**WHAT YOU ARE ASKED TO DO**
Repeat, exactly and in full, the lines of the listing below, but without any pictures.

**DATA BLOCK**
──────────────────────────────
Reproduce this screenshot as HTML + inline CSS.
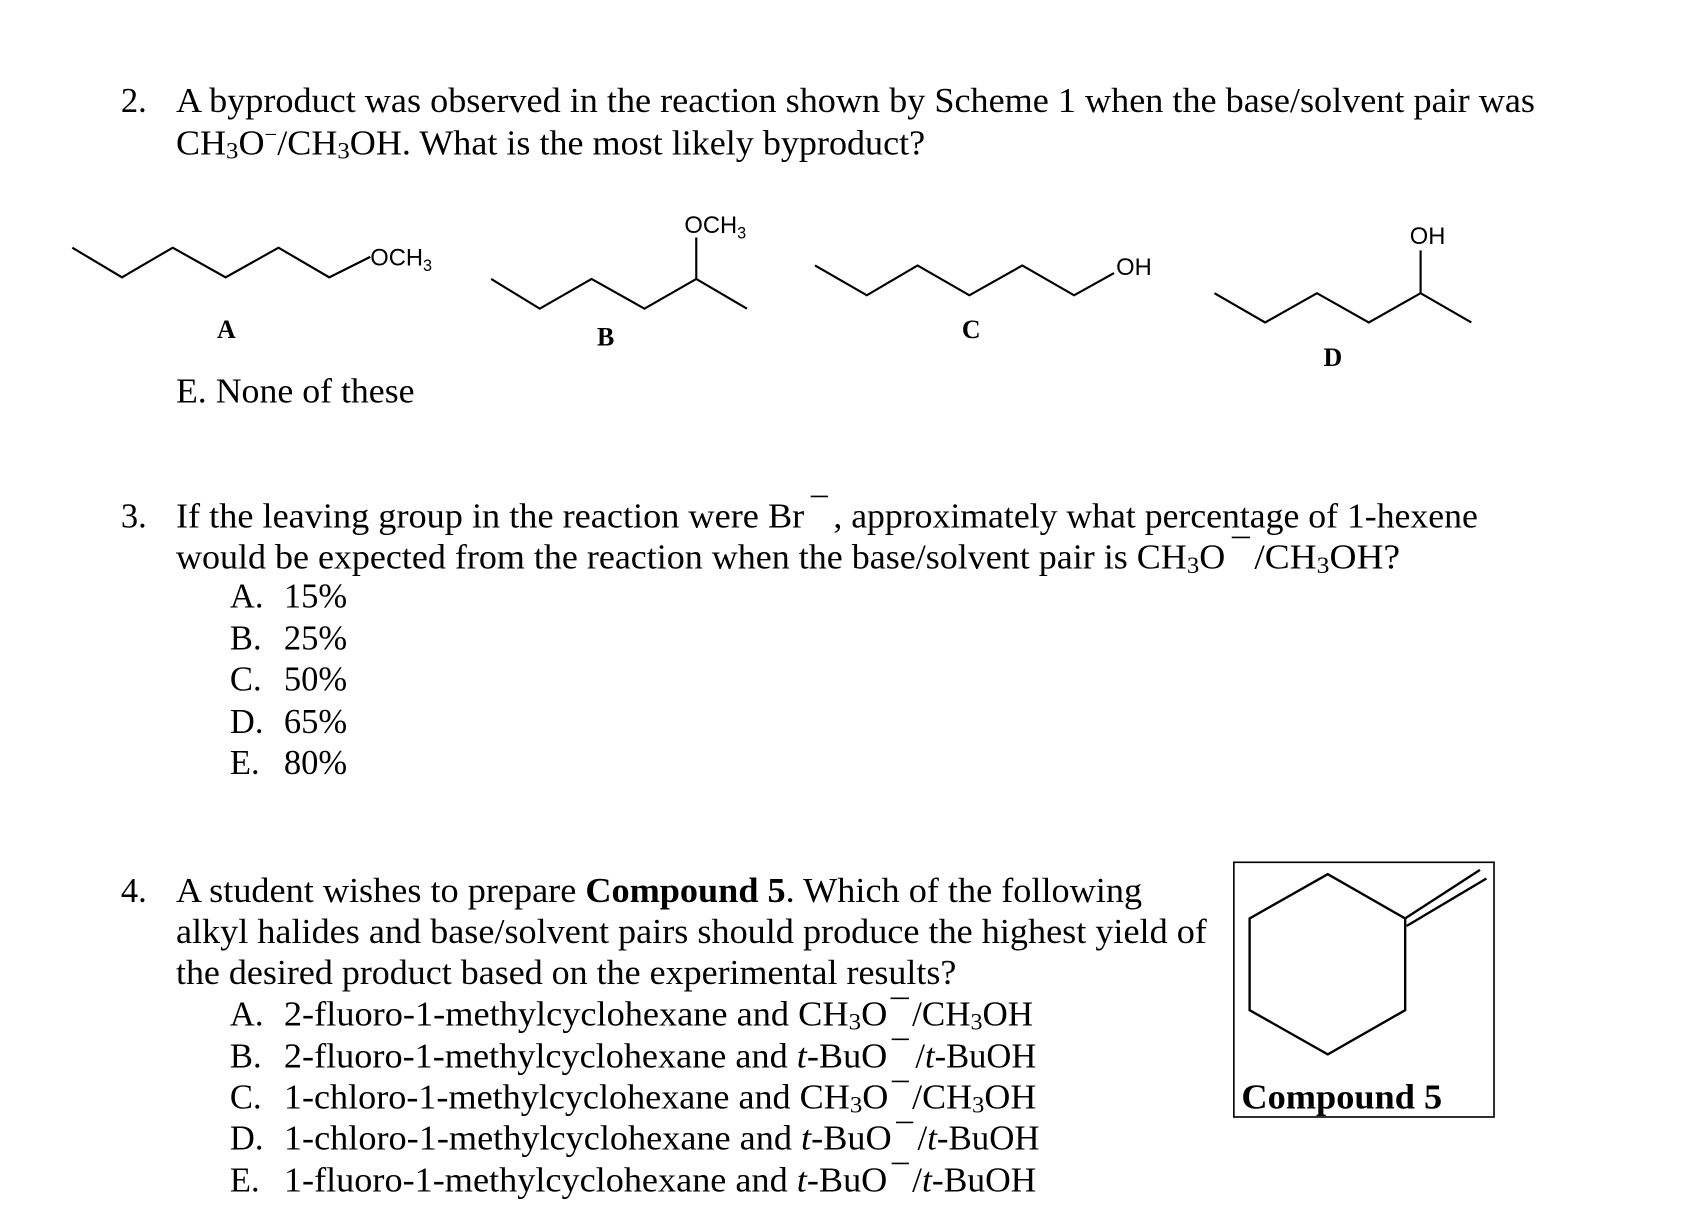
<!DOCTYPE html>
<html><head><meta charset="utf-8"><style>
html,body{margin:0;padding:0;background:#fff;}
svg{display:block;}
.t{font-family:"Liberation Serif",serif;font-size:32px;fill:#000;}
.s{font-family:"Liberation Sans",sans-serif;font-size:22px;fill:#000;}
.b{font-family:"Liberation Serif",serif;font-weight:bold;font-size:24px;fill:#000;}
</style></head><body>
<svg width="1684" height="1226" viewBox="0 0 1560 1136" preserveAspectRatio="none" xmlns="http://www.w3.org/2000/svg">
<g stroke="#000" stroke-width="2" fill="none">
<polyline points="67,229.5 113,257 160,229.5 209,257 258,229.5 305,257 343,238"/>
<polyline points="455,258.5 500,286 548,258.5 597,286 645,258.5 692,286"/>
<line x1="645" y1="258.5" x2="645" y2="220"/>
<polyline points="755,246 803,273.6 850,246 898,273.6 947,246 995,273.6 1032,253"/>
<polyline points="1125,271.7 1172,298.8 1220,271.7 1268,298.8 1316,271.7 1363,298.8"/>
<line x1="1316" y1="271.7" x2="1316" y2="232"/>
<rect x="1143" y="799" width="241" height="236" stroke-width="1.5"/>
<polygon points="1230,810 1301.7,851 1301.7,936 1230,977 1157.6,936 1157.6,851" stroke-width="2.2"/>
<line x1="1301.7" y1="851" x2="1371" y2="806" stroke-width="2.2"/>
<line x1="1303" y1="858" x2="1377" y2="814" stroke-width="2.2"/>
<g stroke-width="1.5">
<line x1="751" y1="460" x2="767" y2="460"/>
<line x1="1141" y1="498" x2="1158" y2="498"/>
<line x1="825" y1="925" x2="842" y2="925"/>
<line x1="826" y1="963" x2="842" y2="963"/>
<line x1="826" y1="1002" x2="842" y2="1002"/>
<line x1="830" y1="1040" x2="846" y2="1040"/>
<line x1="826" y1="1078" x2="842" y2="1078"/>
</g>
</g>
<text class="s" x="343" y="246">OCH<tspan font-size="15" dy="5">3</tspan></text>
<text class="s" x="634" y="216">OCH<tspan font-size="15" dy="5">3</tspan></text>
<text class="s" x="1034" y="255">OH</text>
<text class="s" x="1306" y="226">OH</text>
<text class="b" x="201" y="313">A</text>
<text class="b" x="553" y="320">B</text>
<text class="b" x="891" y="313">C</text>
<text class="b" x="1226" y="339">D</text>

<text class="t" x="112" y="104">2.</text>
<text class="t" x="163" y="104" textLength="1259" lengthAdjust="spacingAndGlyphs">A byproduct was observed in the reaction shown by Scheme 1 when the base/solvent pair was</text>
<text class="t" x="163" y="143" textLength="694" lengthAdjust="spacingAndGlyphs">CH<tspan font-size="22" dy="4">3</tspan><tspan dy="-4">O</tspan><tspan font-size="20" dy="-12">−</tspan><tspan dy="12">/CH</tspan><tspan font-size="22" dy="4">3</tspan><tspan dy="-4">OH. What is the most likely byproduct?</tspan></text>
<text class="t" x="163" y="373" textLength="221" lengthAdjust="spacingAndGlyphs">E. None of these</text>

<text class="t" x="112" y="489">3.</text>
<text class="t" x="163" y="489" textLength="582" lengthAdjust="spacingAndGlyphs">If the leaving group in the reaction were Br</text>
<text class="t" x="772" y="489" textLength="597" lengthAdjust="spacingAndGlyphs">, approximately what percentage of 1-hexene</text>
<text class="t" x="163" y="527" textLength="972" lengthAdjust="spacingAndGlyphs">would be expected from the reaction when the base/solvent pair is CH<tspan font-size="22" dy="4">3</tspan><tspan dy="-4">O</tspan></text>
<text class="t" x="1162" y="527" textLength="135" lengthAdjust="spacingAndGlyphs">/CH<tspan font-size="22" dy="4">3</tspan><tspan dy="-4">OH?</tspan></text>
<text class="t" x="213" y="563">A.</text><text class="t" x="263" y="563">15%</text>
<text class="t" x="213" y="602">B.</text><text class="t" x="263" y="602">25%</text>
<text class="t" x="213" y="640">C.</text><text class="t" x="263" y="640">50%</text>
<text class="t" x="213" y="679">D.</text><text class="t" x="263" y="679">65%</text>
<text class="t" x="213" y="717">E.</text><text class="t" x="263" y="717">80%</text>

<text class="t" x="112" y="836">4.</text>
<text class="t" x="163" y="836" textLength="895" lengthAdjust="spacingAndGlyphs">A student wishes to prepare <tspan font-weight="bold">Compound 5</tspan>. Which of the following</text>
<text class="t" x="163" y="874" textLength="955" lengthAdjust="spacingAndGlyphs">alkyl halides and base/solvent pairs should produce the highest yield of</text>
<text class="t" x="163" y="912" textLength="723" lengthAdjust="spacingAndGlyphs">the desired product based on the experimental results?</text>

<text class="t" x="213" y="950">A.</text>
<text class="t" x="263" y="950" textLength="559" lengthAdjust="spacingAndGlyphs">2-fluoro-1-methylcyclohexane and CH<tspan font-size="22" dy="4">3</tspan><tspan dy="-4">O</tspan></text>
<text class="t" x="845" y="950" textLength="112" lengthAdjust="spacingAndGlyphs">/CH<tspan font-size="22" dy="4">3</tspan><tspan dy="-4">OH</tspan></text>
<text class="t" x="213" y="989">B.</text>
<text class="t" x="263" y="989" textLength="559" lengthAdjust="spacingAndGlyphs">2-fluoro-1-methylcyclohexane and <tspan font-style="italic">t</tspan>-BuO</text>
<text class="t" x="848" y="989" textLength="112" lengthAdjust="spacingAndGlyphs">/<tspan font-style="italic">t</tspan>-BuOH</text>
<text class="t" x="213" y="1027">C.</text>
<text class="t" x="263" y="1027" textLength="560" lengthAdjust="spacingAndGlyphs">1-chloro-1-methylcyclohexane and CH<tspan font-size="22" dy="4">3</tspan><tspan dy="-4">O</tspan></text>
<text class="t" x="845" y="1027" textLength="115" lengthAdjust="spacingAndGlyphs">/CH<tspan font-size="22" dy="4">3</tspan><tspan dy="-4">OH</tspan></text>
<text class="t" x="213" y="1065">D.</text>
<text class="t" x="263" y="1065" textLength="563" lengthAdjust="spacingAndGlyphs">1-chloro-1-methylcyclohexane and <tspan font-style="italic">t</tspan>-BuO</text>
<text class="t" x="850" y="1065" textLength="113" lengthAdjust="spacingAndGlyphs">/<tspan font-style="italic">t</tspan>-BuOH</text>
<text class="t" x="213" y="1104">E.</text>
<text class="t" x="263" y="1104" textLength="559" lengthAdjust="spacingAndGlyphs">1-fluoro-1-methylcyclohexane and <tspan font-style="italic">t</tspan>-BuO</text>
<text class="t" x="845" y="1104" textLength="115" lengthAdjust="spacingAndGlyphs">/<tspan font-style="italic">t</tspan>-BuOH</text>

<text class="t" x="1150" y="1027" font-weight="bold" textLength="186" lengthAdjust="spacingAndGlyphs">Compound 5</text>
</svg>
</body></html>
──────────────────────────────
**OUTPUT**
Reproduce this screenshot as HTML + inline CSS.
<!DOCTYPE html>
<html><head><meta charset="utf-8"><style>
html,body{margin:0;padding:0;background:#fff;}
svg{display:block;}
.t{font-family:"Liberation Serif",serif;font-size:32px;fill:#000;}
.s{font-family:"Liberation Sans",sans-serif;font-size:22px;fill:#000;}
.b{font-family:"Liberation Serif",serif;font-weight:bold;font-size:24px;fill:#000;}
</style></head><body>
<svg width="1684" height="1226" viewBox="0 0 1560 1136" preserveAspectRatio="none" xmlns="http://www.w3.org/2000/svg">
<g stroke="#000" stroke-width="2" fill="none">
<polyline points="67,229.5 113,257 160,229.5 209,257 258,229.5 305,257 343,238"/>
<polyline points="455,258.5 500,286 548,258.5 597,286 645,258.5 692,286"/>
<line x1="645" y1="258.5" x2="645" y2="220"/>
<polyline points="755,246 803,273.6 850,246 898,273.6 947,246 995,273.6 1032,253"/>
<polyline points="1125,271.7 1172,298.8 1220,271.7 1268,298.8 1316,271.7 1363,298.8"/>
<line x1="1316" y1="271.7" x2="1316" y2="232"/>
<rect x="1143" y="799" width="241" height="236" stroke-width="1.5"/>
<polygon points="1230,810 1301.7,851 1301.7,936 1230,977 1157.6,936 1157.6,851" stroke-width="2.2"/>
<line x1="1301.7" y1="851" x2="1371" y2="806" stroke-width="2.2"/>
<line x1="1303" y1="858" x2="1377" y2="814" stroke-width="2.2"/>
<g stroke-width="1.5">
<line x1="751" y1="460" x2="767" y2="460"/>
<line x1="1141" y1="498" x2="1158" y2="498"/>
<line x1="825" y1="925" x2="842" y2="925"/>
<line x1="826" y1="963" x2="842" y2="963"/>
<line x1="826" y1="1002" x2="842" y2="1002"/>
<line x1="830" y1="1040" x2="846" y2="1040"/>
<line x1="826" y1="1078" x2="842" y2="1078"/>
</g>
</g>
<text class="s" x="343" y="246">OCH<tspan font-size="15" dy="5">3</tspan></text>
<text class="s" x="634" y="216">OCH<tspan font-size="15" dy="5">3</tspan></text>
<text class="s" x="1034" y="255">OH</text>
<text class="s" x="1306" y="226">OH</text>
<text class="b" x="201" y="313">A</text>
<text class="b" x="553" y="320">B</text>
<text class="b" x="891" y="313">C</text>
<text class="b" x="1226" y="339">D</text>

<text class="t" x="112" y="104">2.</text>
<text class="t" x="163" y="104" textLength="1259" lengthAdjust="spacingAndGlyphs">A byproduct was observed in the reaction shown by Scheme 1 when the base/solvent pair was</text>
<text class="t" x="163" y="143" textLength="694" lengthAdjust="spacingAndGlyphs">CH<tspan font-size="22" dy="4">3</tspan><tspan dy="-4">O</tspan><tspan font-size="20" dy="-12">−</tspan><tspan dy="12">/CH</tspan><tspan font-size="22" dy="4">3</tspan><tspan dy="-4">OH. What is the most likely byproduct?</tspan></text>
<text class="t" x="163" y="373" textLength="221" lengthAdjust="spacingAndGlyphs">E. None of these</text>

<text class="t" x="112" y="489">3.</text>
<text class="t" x="163" y="489" textLength="582" lengthAdjust="spacingAndGlyphs">If the leaving group in the reaction were Br</text>
<text class="t" x="772" y="489" textLength="597" lengthAdjust="spacingAndGlyphs">, approximately what percentage of 1-hexene</text>
<text class="t" x="163" y="527" textLength="972" lengthAdjust="spacingAndGlyphs">would be expected from the reaction when the base/solvent pair is CH<tspan font-size="22" dy="4">3</tspan><tspan dy="-4">O</tspan></text>
<text class="t" x="1162" y="527" textLength="135" lengthAdjust="spacingAndGlyphs">/CH<tspan font-size="22" dy="4">3</tspan><tspan dy="-4">OH?</tspan></text>
<text class="t" x="213" y="563">A.</text><text class="t" x="263" y="563">15%</text>
<text class="t" x="213" y="602">B.</text><text class="t" x="263" y="602">25%</text>
<text class="t" x="213" y="640">C.</text><text class="t" x="263" y="640">50%</text>
<text class="t" x="213" y="679">D.</text><text class="t" x="263" y="679">65%</text>
<text class="t" x="213" y="717">E.</text><text class="t" x="263" y="717">80%</text>

<text class="t" x="112" y="836">4.</text>
<text class="t" x="163" y="836" textLength="895" lengthAdjust="spacingAndGlyphs">A student wishes to prepare <tspan font-weight="bold">Compound 5</tspan>. Which of the following</text>
<text class="t" x="163" y="874" textLength="955" lengthAdjust="spacingAndGlyphs">alkyl halides and base/solvent pairs should produce the highest yield of</text>
<text class="t" x="163" y="912" textLength="723" lengthAdjust="spacingAndGlyphs">the desired product based on the experimental results?</text>

<text class="t" x="213" y="950">A.</text>
<text class="t" x="263" y="950" textLength="559" lengthAdjust="spacingAndGlyphs">2-fluoro-1-methylcyclohexane and CH<tspan font-size="22" dy="4">3</tspan><tspan dy="-4">O</tspan></text>
<text class="t" x="845" y="950" textLength="112" lengthAdjust="spacingAndGlyphs">/CH<tspan font-size="22" dy="4">3</tspan><tspan dy="-4">OH</tspan></text>
<text class="t" x="213" y="989">B.</text>
<text class="t" x="263" y="989" textLength="559" lengthAdjust="spacingAndGlyphs">2-fluoro-1-methylcyclohexane and <tspan font-style="italic">t</tspan>-BuO</text>
<text class="t" x="848" y="989" textLength="112" lengthAdjust="spacingAndGlyphs">/<tspan font-style="italic">t</tspan>-BuOH</text>
<text class="t" x="213" y="1027">C.</text>
<text class="t" x="263" y="1027" textLength="560" lengthAdjust="spacingAndGlyphs">1-chloro-1-methylcyclohexane and CH<tspan font-size="22" dy="4">3</tspan><tspan dy="-4">O</tspan></text>
<text class="t" x="845" y="1027" textLength="115" lengthAdjust="spacingAndGlyphs">/CH<tspan font-size="22" dy="4">3</tspan><tspan dy="-4">OH</tspan></text>
<text class="t" x="213" y="1065">D.</text>
<text class="t" x="263" y="1065" textLength="563" lengthAdjust="spacingAndGlyphs">1-chloro-1-methylcyclohexane and <tspan font-style="italic">t</tspan>-BuO</text>
<text class="t" x="850" y="1065" textLength="113" lengthAdjust="spacingAndGlyphs">/<tspan font-style="italic">t</tspan>-BuOH</text>
<text class="t" x="213" y="1104">E.</text>
<text class="t" x="263" y="1104" textLength="559" lengthAdjust="spacingAndGlyphs">1-fluoro-1-methylcyclohexane and <tspan font-style="italic">t</tspan>-BuO</text>
<text class="t" x="845" y="1104" textLength="115" lengthAdjust="spacingAndGlyphs">/<tspan font-style="italic">t</tspan>-BuOH</text>

<text class="t" x="1150" y="1027" font-weight="bold" textLength="186" lengthAdjust="spacingAndGlyphs">Compound 5</text>
</svg>
</body></html>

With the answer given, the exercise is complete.